Dear Friends,

Many of us are closing out the year dressed in layers, staying warm and sheltered in our homes – as the temperatures stay below freezing for a record number of consecutive days.

Makes me feel a little like a tree or a perennial plant in the garden outside; pulling all the sap down to the core to concentrate its essence and life energy…..so that the next outward expression, flower or leaf has some consolidated life force behind it.

This natural rhythm gives one permission to relax into the slower pace of the post-holiday.  A welcome opportunity to recharge through quietude.

As we turn the calendar page together this evening I am thinking gratefully of you all.  You who support me through your attendance at my gigs or who support me just by reading these emails – how much we all mean to one another.  And how we each, as consciously as we can, do our part and do our best to create the world we live in.

Yesterday I heard the author Rebecca Solnit interviewed.  She read from the opening of her 2014 book “Hope in the Dark.”   This excerpt from her book reminds us that perspective, that what the Buddha called “wise view,” is such an essential part of how we move forward together.

Hope to see you at our gigs this next week – or in the following months.

Tetraptych plays…

First Wednesday of each month, January 3, for example. Lilypad Cambridge 7:30 to 9:00

First Thursday  of each month, January 4 for example. Spice Thai Kitchen Ipswich 7:00 to 9:00.

 

* * *

Looking into Darkness from Rebecca Solnit’s, “Hope in the Dark.”

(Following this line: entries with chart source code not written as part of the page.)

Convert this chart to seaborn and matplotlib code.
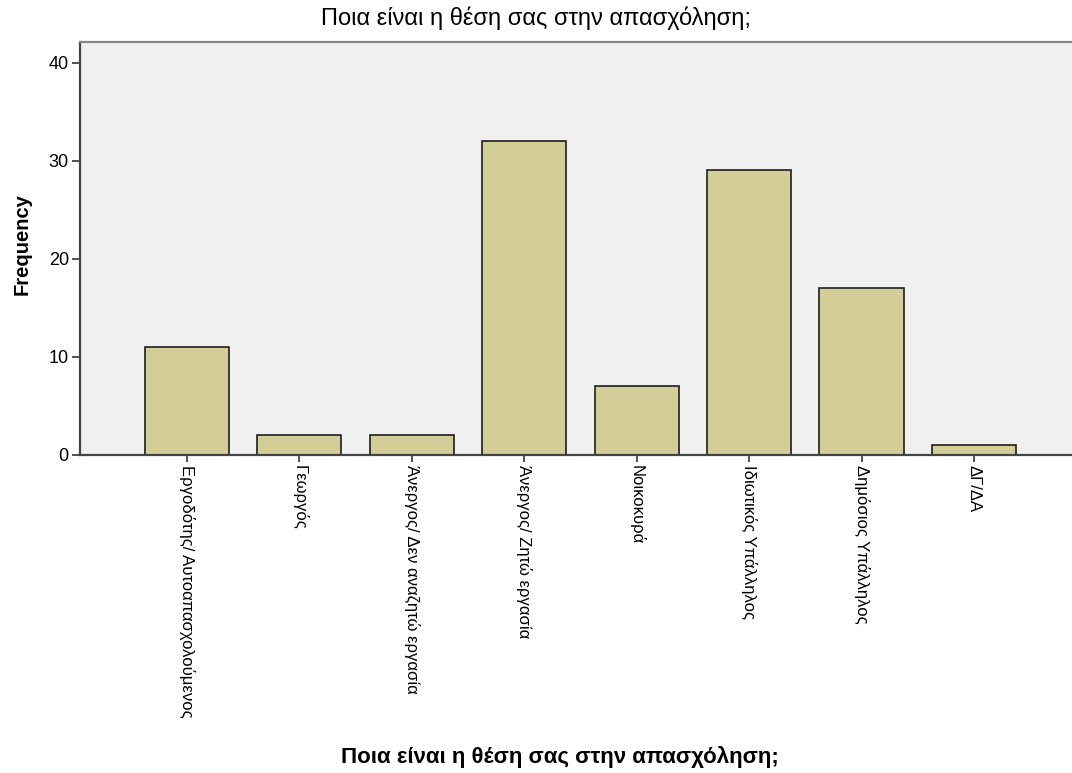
import pandas as pd
import matplotlib.pyplot as plt
import seaborn as sns

# data
categories = [
    "Εργοδότης/ Αυτοαπασχολούμενος",
    "Γεωργός",
    "Άνεργος/ Δεν αναζητώ εργασία",
    "Άνεργος/ Ζητώ εργασία",
    "Νοικοκυρά",
    "Ιδιωτικός Υπάλληλος",
    "Δημόσιος Υπάλληλος",
    "ΔΓ/ΔΑ",
]
frequency = [11, 2, 2, 32, 7, 29, 17, 1]
yticks = [0, 10, 20, 30, 40]

df = pd.DataFrame({"category": categories, "freq": frequency})

sns.set_style("ticks")
plt.rcParams["font.family"] = ["Liberation Sans", "DejaVu Sans"]
plt.rcParams["text.color"] = "black"
plt.rcParams["axes.labelcolor"] = "black"
plt.rcParams["xtick.labelcolor"] = "black"
plt.rcParams["ytick.labelcolor"] = "black"

fig = plt.figure(figsize=(10.72, 7.73), dpi=100)
ax = fig.add_axes([0.0746, 0.4114, 0.9254, 0.5343])
ax.set_facecolor("#f0f0f0")

sns.barplot(data=df, x="category", y="freq", order=categories,
            color="#d3ce97", saturation=1, width=0.75,
            edgecolor="#1e1e1e", linewidth=1.2, ax=ax)

ax.set_xlim(-0.95, 7.87)
ax.set_ylim(0, 42.1)
ax.set_yticks(yticks)
ax.set_xticks(range(len(categories)))
ax.set_xticklabels(categories, rotation=-90, ha="center", va="top", fontsize=12)
ax.tick_params(axis="y", labelsize=13, length=6, width=1.2, color="#333333", pad=2)
ax.tick_params(axis="x", length=5, width=1.2, color="#333333", pad=2)

for side in ["left", "bottom"]:
    ax.spines[side].set_color("#444444")
    ax.spines[side].set_linewidth(1.6)
ax.spines["top"].set_color("#888888")
ax.spines["top"].set_linewidth(1.6)
ax.spines["right"].set_visible(False)

fig.suptitle("Ποια είναι η θέση σας στην απασχόληση;", x=0.5, y=0.977,
             fontsize=17, va="center")
ax.set_ylabel("Frequency", fontsize=14.5, fontweight="bold", labelpad=10)
ax.yaxis.set_label_coords(-0.049, 0.51)
fig.text(0.522, 0.021, "Ποια είναι η θέση σας στην απασχόληση;", ha="center",
         va="center", fontsize=16, fontweight="bold")
ax.set_xlabel("")

fig.savefig("out.png", dpi=100)
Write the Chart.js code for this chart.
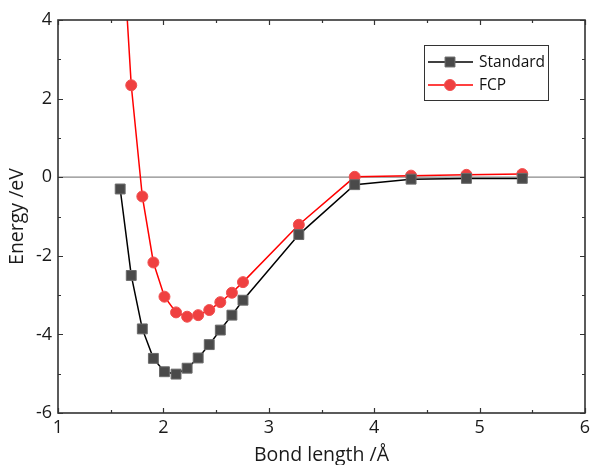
<!DOCTYPE html>
<html>
<head>
<meta charset="utf-8">
<script src="https://cdn.jsdelivr.net/npm/chart.js@4.4.1/dist/chart.umd.min.js"></script>
<style>
  html, body { margin: 0; padding: 0; background: #fff; }
  #wrap { width: 593px; height: 465px; position: relative; }
</style>
</head>
<body>
<div id="wrap"><canvas id="c" width="593" height="465"></canvas></div>
<script>
// ---- data ----
const bondLength = [1.59, 1.695, 1.80, 1.905, 2.01, 2.12, 2.225, 2.33, 2.435, 2.54, 2.65, 2.755, 3.285, 3.815, 4.35, 4.875, 5.405];
const standardEnergy = [-0.30, -2.50, -3.86, -4.61, -4.95, -5.01, -4.86, -4.60, -4.26, -3.89, -3.51, -3.13, -1.46, -0.19, -0.05, -0.03, -0.03];
const fcpEnergy = [7.0, 2.34, -0.49, -2.17, -3.04, -3.44, -3.55, -3.51, -3.38, -3.18, -2.94, -2.67, -1.21, 0.01, 0.04, 0.06, 0.08];
const seriesNames = ['Standard', 'FCP'];
const xTicks = [1, 2, 3, 4, 5, 6];
const yTicks = [-6, -4, -2, 0, 2, 4];

const FONT = "'Open Sans', 'DejaVu Sans', sans-serif";

const toPoints = (xs, ys) => xs.map((x, i) => ({ x: x, y: ys[i] }));

const framePlugin = {
  id: 'frame',
  beforeDatasetsDraw(chart) {
    const { ctx, chartArea: a, scales: { y } } = chart;
    const y0 = y.getPixelForValue(0);
    ctx.save();
    ctx.strokeStyle = '#8a8a8a';
    ctx.lineWidth = 1.2;
    ctx.beginPath();
    ctx.moveTo(a.left, y0);
    ctx.lineTo(a.right, y0);
    ctx.stroke();
    ctx.restore();
  },
  afterDatasetsDraw(chart) {
    const { ctx, chartArea: a, scales: { x, y } } = chart;
    ctx.save();
    ctx.strokeStyle = '#333';
    ctx.lineWidth = 1.6;
    ctx.strokeRect(a.left, a.top, a.right - a.left, a.bottom - a.top);
    ctx.lineWidth = 1.2;
    ctx.beginPath();
    for (let v = x.min; v <= x.max + 1e-9; v += 0.5) {
      const px = Math.round(x.getPixelForValue(v)) + 0.5;
      const len = Math.abs(v - Math.round(v)) < 1e-9 ? 5 : 3;
      ctx.moveTo(px, a.bottom); ctx.lineTo(px, a.bottom - len);
      ctx.moveTo(px, a.top); ctx.lineTo(px, a.top + len);
    }
    for (let v = y.min; v <= y.max + 1e-9; v += 1) {
      const py = Math.round(y.getPixelForValue(v)) + 0.5;
      const len = (Math.round(v) % 2 === 0) ? 5 : 3;
      ctx.moveTo(a.left, py); ctx.lineTo(a.left + len, py);
      ctx.moveTo(a.right, py); ctx.lineTo(a.right - len, py);
    }
    ctx.stroke();

    // legend box
    const bx = 424, by = 45, bw = 124, bh = 55;
    ctx.lineWidth = 1;
    ctx.strokeStyle = '#333';
    ctx.fillStyle = '#fff';
    ctx.fillRect(bx, by, bw, bh);
    ctx.strokeRect(bx + 0.5, by + 0.5, bw, bh);
    chart.data.datasets.forEach((ds, i) => {
      const ry = by + 17 + i * 23;
      ctx.strokeStyle = ds.borderColor;
      ctx.lineWidth = 1.5;
      ctx.beginPath();
      ctx.moveTo(bx + 4, ry); ctx.lineTo(bx + 49, ry);
      ctx.stroke();
      ctx.fillStyle = ds.pointBackgroundColor;
      ctx.strokeStyle = ds.pointBorderColor;
      ctx.lineWidth = 1;
      ctx.beginPath();
      if (ds.pointStyle === 'rect') {
        const s = Math.SQRT1_2 * ds.pointRadius;
        ctx.rect(bx + 26 - s, ry - s, 2 * s, 2 * s);
      } else {
        ctx.arc(bx + 26, ry, ds.pointRadius, 0, Math.PI * 2);
      }
      ctx.fill();
      ctx.stroke();
      ctx.fillStyle = '#111';
      ctx.font = '15.5px ' + FONT;
      ctx.textBaseline = 'middle';
      ctx.textAlign = 'left';
      ctx.fillText(ds.label, bx + 55, ry + 1);
    });
    ctx.restore();
  }
};

new Chart(document.getElementById('c'), {
  type: 'line',
  data: {
    datasets: [
      {
        label: seriesNames[0],
        data: toPoints(bondLength, standardEnergy),
        borderColor: '#000000',
        borderWidth: 1.5,
        pointStyle: 'rect',
        pointRadius: 7,
        pointBackgroundColor: '#4a4a4a',
        pointBorderColor: '#6a6a6a',
        pointBorderWidth: 1,
        tension: 0,
        fill: false
      },
      {
        label: seriesNames[1],
        data: toPoints(bondLength, fcpEnergy),
        borderColor: '#ff0000',
        borderWidth: 1.5,
        pointStyle: 'circle',
        pointRadius: 5.5,
        pointBackgroundColor: '#ef4040',
        pointBorderColor: '#f05050',
        pointBorderWidth: 1,
        tension: 0,
        fill: false
      }
    ]
  },
  options: {
    responsive: false,
    animation: false,
    devicePixelRatio: 1,
    layout: { padding: { left: 0, right: 5, top: 20, bottom: 0 } },
    plugins: { legend: { display: false }, tooltip: { enabled: false } },
    scales: {
      x: {
        type: 'linear',
        min: 1, max: 6,
        afterFit(s) { s.height = 52; s.paddingLeft = 0; s.paddingRight = 0; },
        afterBuildTicks(s) { s.ticks = xTicks.map(v => ({ value: v })); },
        grid: { display: false, drawTicks: false },
        border: { display: false },
        ticks: { color: '#1a1a1a', padding: 4, font: { family: FONT, size: 18 } },
        title: { display: true, text: 'Bond length /Å', color: '#1a1a1a', padding: { top: 0, bottom: -2 }, font: { family: FONT, size: 19.5 } }
      },
      y: {
        type: 'linear',
        min: -6, max: 4,
        afterFit(s) { s.width = 58; s.paddingTop = 0; s.paddingBottom = 0; },
        afterBuildTicks(s) { s.ticks = yTicks.map(v => ({ value: v })); },
        grid: { display: false, drawTicks: false },
        border: { display: false },
        ticks: { color: '#1a1a1a', padding: 6, font: { family: FONT, size: 18 } },
        title: { display: true, text: 'Energy /eV', color: '#1a1a1a', padding: { top: 6, bottom: 0 }, font: { family: FONT, size: 19.5 } }
      }
    }
  },
  plugins: [framePlugin]
});
</script>
</body>
</html>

“On January 18, 1915, six months into the First World War, as all Europe was convulsed by killing and dying, Virginia Woolf wrote in her journal, “The future is dark, which is on the whole, the best thing the future can be, I think.” Dark, she seems to be saying, as in inscrutable, not as in terrible. We often mistake the one for the other. Or we transform the future’s unknowability into something certain, the fulfillment of all our dread, the place beyond which there is no way forward. But again and again, far stranger things happen than the end of the world.

Who, two decades ago, could have imagined a world in which the Soviet Union had vanished and the Internet had arrived? Who then dreamed that the political prisoner Nelson Mandela would become president of a transformed South Africa? Who foresaw the resurgence of the indigenous world of which the Zapatista uprising in southern Mexico is only the most visible face? Who, four decades ago, could have conceived of the changed status of all who are nonwhite, nonmale, or nonstraight, the wide-open conversations about power, nature, economies, and ecologies?

There are times when it seems as though not only the future but the present is dark: few recognize what a radically transformed world we live in, one that has been transformed not only by such nightmares as global warming and global capital, but by dreams of freedom and of justice-and transformed by things we could not have dreamed of. We adjust to changes without measuring them, we forget how much the culture has changed. The US Supreme Court ruled in favor of gay rights on a grand scale last summer, a ruling inconceivable a few decades ago. What accretion of incremental, imperceptible changes made that possible, and how did they come about? And so we need to hope for the realization of our own dreams, but also to recognize a world that will remain wilder than our imaginations.”